Agent-based systems are not limited by prompts, but rather by the economics and infrastructure of inference. Cloudflare is attempting to bridge this gap by integrating large open-source models directly into its edge platform.
The problem becomes apparent when scaling agent-based scenarios. A single agent can process hundreds of thousands of tokens per hour. As the number of agents grows, the cost of inference becomes the primary bottleneck. In the serverless model, another factor comes into play—unpredictable resource availability and competition for GPUs. At the same time, technical complexity increases: large models require optimizations (parallelism, memory layout, scheduling), without which throughput and latency degrade. A specific bottleneck is the prefill stage: with long context lengths (up to 256k tokens), the GPU idles while waiting for input processing to complete, which increases Time to First Token (TTFT).
The chosen solution is to integrate a large open-source model (Kimi K2.5) directly into Workers AI. This is a pragmatic compromise: to reduce costs compared to proprietary models while maintaining quality at a level sufficient for production tasks. The key idea is not simply to “host the model,” but to embed it into the platform’s existing primitives (Durable Objects, Workflows, sandbox execution) to cover the agent’s full lifecycle. The trade-off is clear: serverless offers flexibility and pay-per-token pricing, but requires complex orchestration and does not guarantee instant processing under load.
The implementation relies on optimizing the entire inference stack. Custom kernels are used on top of Infire’s proprietary engine to improve GPU utilization. Industry-standard techniques are applied—data/tensor/expert parallelism and disaggregated prefill (distributing the prefill and generation stages across machines). A separate optimization layer is prefix caching: previously processed context is reused between requests. This reduces prefill computations and directly impacts TTFT and throughput (tokens per second). To improve the cache hit rate, a session affinity mechanism (the x-session-affinity header) has been introduced, which directs related requests to the same model instance.

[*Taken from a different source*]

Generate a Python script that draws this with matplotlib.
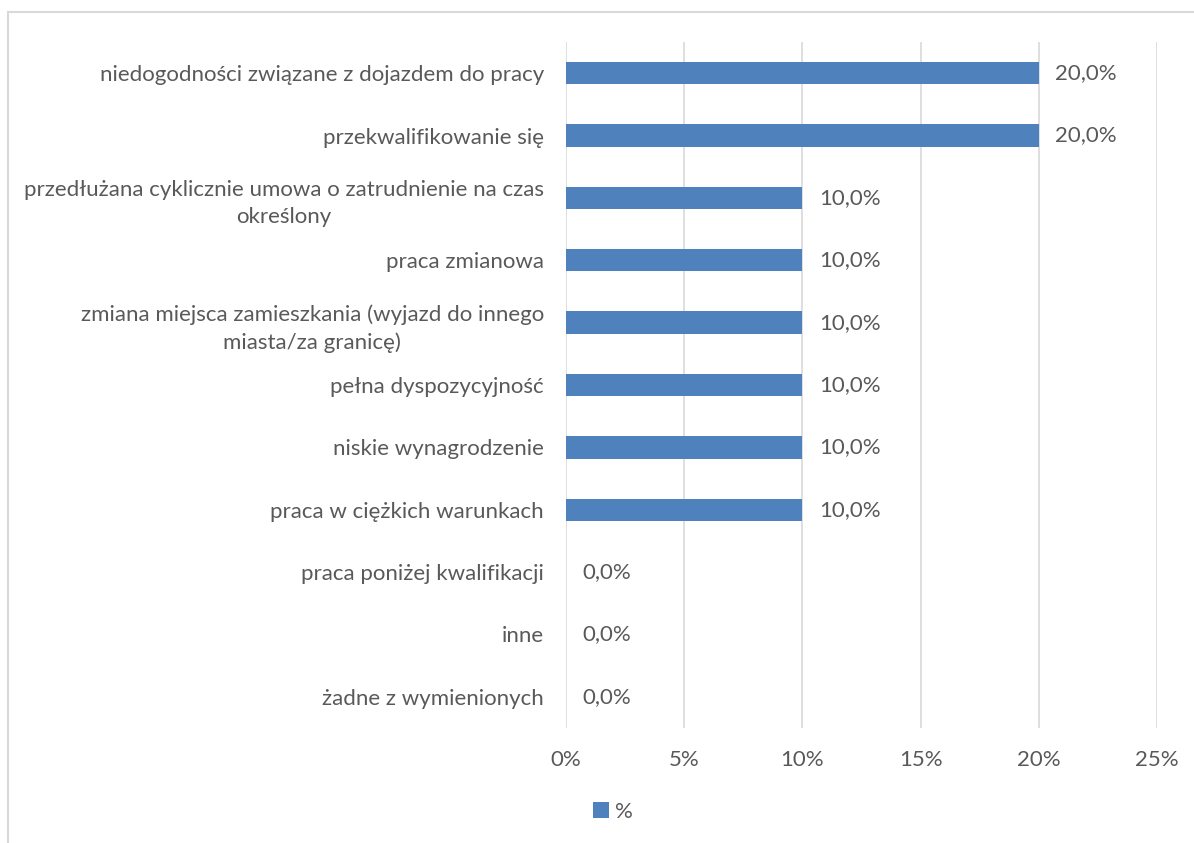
import matplotlib.pyplot as plt
from matplotlib.ticker import FuncFormatter
from matplotlib.patches import Rectangle

categories = [
    "niedogodności związane z dojazdem do pracy",
    "przekwalifikowanie się",
    "przedłużana cyklicznie umowa o zatrudnienie na czas\nokreślony",
    "praca zmianowa",
    "zmiana miejsca zamieszkania (wyjazd do innego\nmiasta/za granicę)",
    "pełna dyspozycyjność",
    "niskie wynagrodzenie",
    "praca w ciężkich warunkach",
    "praca poniżej kwalifikacji",
    "inne",
    "żadne z wymienionych",
]
values = [20.0, 20.0, 10.0, 10.0, 10.0, 10.0, 10.0, 10.0, 0.0, 0.0, 0.0]
xticks = [0, 5, 10, 15, 20, 25]

text_color = "#595959"
bar_color = "#4F81BD"
grid_color = "#D9D9D9"
fs = 16

plt.rcParams['font.family'] = ['Lato', 'DejaVu Sans']

fig = plt.figure(figsize=(11.94, 8.43), dpi=100)
ax = fig.add_axes([566 / 1194, 1 - 728 / 843, (1157 - 566) / 1194, (728 - 42) / 843])

# chart frame (only top and left visible in the reference)
fig.patches.append(Rectangle((8 / 1194, -0.1), 1.2, 1 - 12 / 843 + 0.1,
                             transform=fig.transFigure, fill=False,
                             edgecolor=grid_color, linewidth=1.5))

y = list(range(len(categories)))
ax.barh(y, values, height=0.36, color=bar_color, zorder=3, label="%")

for yi, v in zip(y, values):
    ax.annotate(f"{v:.1f}%".replace(".", ","), (v, yi), xytext=(12, 0),
                textcoords="offset points", va="center", ha="left",
                fontsize=fs, color=text_color)

ax.set_ylim(len(categories) - 0.5, -0.5)
ax.set_xlim(0, 25)
ax.set_xticks(xticks)
ax.xaxis.set_major_formatter(FuncFormatter(lambda v, p: f"{v:.0f}%"))
ax.set_yticks(y)
ax.set_yticklabels(categories, multialignment="center", linespacing=1.45)

ax.grid(axis="x", color=grid_color, linewidth=1.2, zorder=0)
for s in ax.spines.values():
    s.set_visible(False)
ax.tick_params(axis="both", length=0, labelsize=fs, labelcolor=text_color)
ax.tick_params(axis="y", pad=16)
ax.tick_params(axis="x", pad=16)

leg = fig.legend(loc="center", bbox_to_anchor=(613 / 1194, 1 - 812 / 843), frameon=False,
                 fontsize=fs, handlelength=0.7, handleheight=0.7, handletextpad=0.3)
for t in leg.get_texts():
    t.set_color(text_color)

fig.savefig("out.png", dpi=100)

Additionally, the asynchronous execution model has been redesigned. Serverless inference is capacity-constrained, so synchronous requests may fail during overload. The new async API uses a pull-based queue and executes tasks when capacity becomes available, monitoring GPU utilization. This shifts the system toward an “eventual execution” model rather than strict latency SLAs. The approach is suitable for non-interactive tasks (e.g., code analysis) but does not replace real-time scenarios.
Practical results are described through internal use cases. The model is used in development and automated code review. In one scenario, an agent processes over 7 billion tokens per day and identifies vulnerabilities in the code. The key benefit is cost reduction: a 77% cost reduction is claimed compared to a proprietary model. However, exact metrics for latency, SLAs, or stability are not disclosed, leaving the question of predictability under load open.
Ultimately, Workers AI is moving toward a managed compromise: shifting the complexity of optimizations within the platform so that the user works with an API rather than with GPU infrastructure. This lowers the barrier to entry but does not eliminate the fundamental limitations of serverless inference—competition for resources and latency variability.